In standard Pascal, consider the following statements about files: (1) A file is a data structure consisting of a sequence of components of the same type. (2) The number of components in a file is variable. (3) Components can be accessed only sequentially starting from the beginning. Which statements are correct?

Difficulty: Medium

Correct Answer: 1 and 2 only

Explanation:


Introduction:
This question examines Pascal's file model, especially how typed and text files are viewed conceptually. It differentiates core language properties from implementation-specific extensions like random access on typed files in some compilers.


Given Data / Assumptions:

  • Statement 1: Homogeneous sequence of components.
  • Statement 2: File length can vary.
  • Statement 3: Access is only sequential from the beginning.
  • Assume standard Pascal semantics (not Turbo-specific extensions).


Concept / Approach:

In standard Pascal, files are sequences of elements (typed files: 'file of T') or characters/lines (text files). They are homogeneous (all components same type). File length may change with writing/appending. Although many practical implementations permit Seek for typed files, the standard conceptual model emphasizes sequential processing. Therefore, statements (1) and (2) are universally correct, while (3) is not strictly true across implementations and use-cases.


Step-by-Step Solution:

Step 1: Validate homogeneity: 'file of integer' contains only integers — confirms (1).Step 2: Validate variability: appending or truncating can change the number of components — confirms (2).Step 3: Evaluate access mode: while text files are typically sequential, typed files may support position-based access via Seek in many compilers — weakens universal truth of (3).
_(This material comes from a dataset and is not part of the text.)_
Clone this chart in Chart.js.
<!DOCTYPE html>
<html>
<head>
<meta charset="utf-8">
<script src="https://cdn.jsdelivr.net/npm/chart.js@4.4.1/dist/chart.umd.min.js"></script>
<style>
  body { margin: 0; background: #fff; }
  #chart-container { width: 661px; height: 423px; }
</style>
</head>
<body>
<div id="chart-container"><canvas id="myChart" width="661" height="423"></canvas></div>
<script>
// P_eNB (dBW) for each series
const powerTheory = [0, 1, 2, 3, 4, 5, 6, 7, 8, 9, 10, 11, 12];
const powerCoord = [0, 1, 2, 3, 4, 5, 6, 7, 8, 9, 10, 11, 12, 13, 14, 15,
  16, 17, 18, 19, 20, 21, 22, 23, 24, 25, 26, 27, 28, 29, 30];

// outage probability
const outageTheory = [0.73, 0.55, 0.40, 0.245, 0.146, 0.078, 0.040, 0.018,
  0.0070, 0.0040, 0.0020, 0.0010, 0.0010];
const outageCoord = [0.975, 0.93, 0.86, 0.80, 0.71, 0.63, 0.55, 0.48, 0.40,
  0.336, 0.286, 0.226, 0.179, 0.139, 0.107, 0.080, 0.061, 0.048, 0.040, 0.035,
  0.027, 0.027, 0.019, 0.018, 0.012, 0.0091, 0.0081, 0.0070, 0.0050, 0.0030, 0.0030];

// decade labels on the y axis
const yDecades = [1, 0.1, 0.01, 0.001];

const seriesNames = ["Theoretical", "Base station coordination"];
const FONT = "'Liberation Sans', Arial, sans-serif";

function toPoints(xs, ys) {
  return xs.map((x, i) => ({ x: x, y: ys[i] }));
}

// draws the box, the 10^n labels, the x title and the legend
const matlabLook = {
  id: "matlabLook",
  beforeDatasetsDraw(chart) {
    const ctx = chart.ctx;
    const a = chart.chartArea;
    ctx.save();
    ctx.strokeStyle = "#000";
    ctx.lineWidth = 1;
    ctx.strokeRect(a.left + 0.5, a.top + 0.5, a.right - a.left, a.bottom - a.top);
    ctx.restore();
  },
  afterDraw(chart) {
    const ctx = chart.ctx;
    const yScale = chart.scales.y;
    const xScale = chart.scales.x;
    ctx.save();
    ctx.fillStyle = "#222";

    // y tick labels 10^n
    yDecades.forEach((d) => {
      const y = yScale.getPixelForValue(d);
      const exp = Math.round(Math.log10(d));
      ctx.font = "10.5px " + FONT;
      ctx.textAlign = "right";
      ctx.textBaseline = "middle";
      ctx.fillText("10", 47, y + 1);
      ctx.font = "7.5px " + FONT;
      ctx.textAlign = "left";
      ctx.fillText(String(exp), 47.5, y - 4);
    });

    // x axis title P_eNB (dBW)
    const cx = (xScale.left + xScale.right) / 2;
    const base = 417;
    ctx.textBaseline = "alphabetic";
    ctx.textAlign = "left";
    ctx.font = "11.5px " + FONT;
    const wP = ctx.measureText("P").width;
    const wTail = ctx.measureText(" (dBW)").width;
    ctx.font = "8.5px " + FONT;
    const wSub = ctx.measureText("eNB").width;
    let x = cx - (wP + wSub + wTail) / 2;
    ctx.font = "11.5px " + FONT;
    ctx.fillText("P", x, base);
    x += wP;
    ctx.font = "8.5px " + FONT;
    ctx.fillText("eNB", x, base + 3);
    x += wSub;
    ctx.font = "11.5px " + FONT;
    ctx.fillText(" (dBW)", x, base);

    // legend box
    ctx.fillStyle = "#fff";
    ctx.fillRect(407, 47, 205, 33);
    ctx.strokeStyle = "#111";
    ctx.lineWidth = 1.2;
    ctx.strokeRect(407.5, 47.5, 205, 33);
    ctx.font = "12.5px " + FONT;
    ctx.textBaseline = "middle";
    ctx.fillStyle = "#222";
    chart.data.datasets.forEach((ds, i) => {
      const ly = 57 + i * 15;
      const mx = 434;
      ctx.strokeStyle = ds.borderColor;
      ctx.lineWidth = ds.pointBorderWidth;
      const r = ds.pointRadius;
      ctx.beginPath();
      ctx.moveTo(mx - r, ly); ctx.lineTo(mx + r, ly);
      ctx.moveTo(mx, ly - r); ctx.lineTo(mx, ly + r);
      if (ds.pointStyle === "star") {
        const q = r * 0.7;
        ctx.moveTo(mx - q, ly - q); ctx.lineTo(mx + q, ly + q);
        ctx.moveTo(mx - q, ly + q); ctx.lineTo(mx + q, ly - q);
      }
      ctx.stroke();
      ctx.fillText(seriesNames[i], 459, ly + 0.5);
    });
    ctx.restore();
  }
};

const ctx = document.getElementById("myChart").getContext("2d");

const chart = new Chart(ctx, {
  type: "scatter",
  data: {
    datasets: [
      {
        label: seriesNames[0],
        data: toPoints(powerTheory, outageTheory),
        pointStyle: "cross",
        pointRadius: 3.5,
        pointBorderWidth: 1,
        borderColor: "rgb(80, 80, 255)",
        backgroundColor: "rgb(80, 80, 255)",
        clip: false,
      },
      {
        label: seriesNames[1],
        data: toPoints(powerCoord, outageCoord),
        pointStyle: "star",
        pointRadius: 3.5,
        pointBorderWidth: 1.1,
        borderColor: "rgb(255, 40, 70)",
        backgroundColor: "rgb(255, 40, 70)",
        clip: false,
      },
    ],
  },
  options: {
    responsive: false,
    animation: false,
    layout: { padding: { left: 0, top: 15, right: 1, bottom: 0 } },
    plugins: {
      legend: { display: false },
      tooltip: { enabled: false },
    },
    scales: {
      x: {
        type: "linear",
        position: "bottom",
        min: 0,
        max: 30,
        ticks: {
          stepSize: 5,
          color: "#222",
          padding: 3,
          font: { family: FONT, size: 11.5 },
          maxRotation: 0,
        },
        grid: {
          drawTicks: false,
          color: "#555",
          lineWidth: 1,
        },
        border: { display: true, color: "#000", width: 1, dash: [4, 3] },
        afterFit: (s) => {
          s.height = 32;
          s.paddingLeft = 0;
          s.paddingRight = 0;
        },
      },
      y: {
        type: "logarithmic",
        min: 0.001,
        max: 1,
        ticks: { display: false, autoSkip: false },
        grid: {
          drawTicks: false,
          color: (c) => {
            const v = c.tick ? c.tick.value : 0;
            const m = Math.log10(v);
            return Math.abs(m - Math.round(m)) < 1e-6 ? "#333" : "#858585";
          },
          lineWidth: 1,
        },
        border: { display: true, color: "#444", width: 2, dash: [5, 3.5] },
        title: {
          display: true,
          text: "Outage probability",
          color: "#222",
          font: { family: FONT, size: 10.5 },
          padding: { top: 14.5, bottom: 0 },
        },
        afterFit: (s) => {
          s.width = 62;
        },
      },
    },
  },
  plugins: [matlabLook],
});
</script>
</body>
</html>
Verification / Alternative check:

Check language references: conceptual definition emphasizes sequence and homogeneity; random access is compiler/RTL dependent, not guaranteed by the pure standard.


Why Other Options Are Wrong:

'All' – overstates (3). '2 and 3 only' – includes (3) incorrectly. '1 and 3 only' – includes (3) incorrectly.


Common Pitfalls:

Assuming Turbo Pascal capabilities are universal; conflating text-file sequential constraints with typed-file possibilities.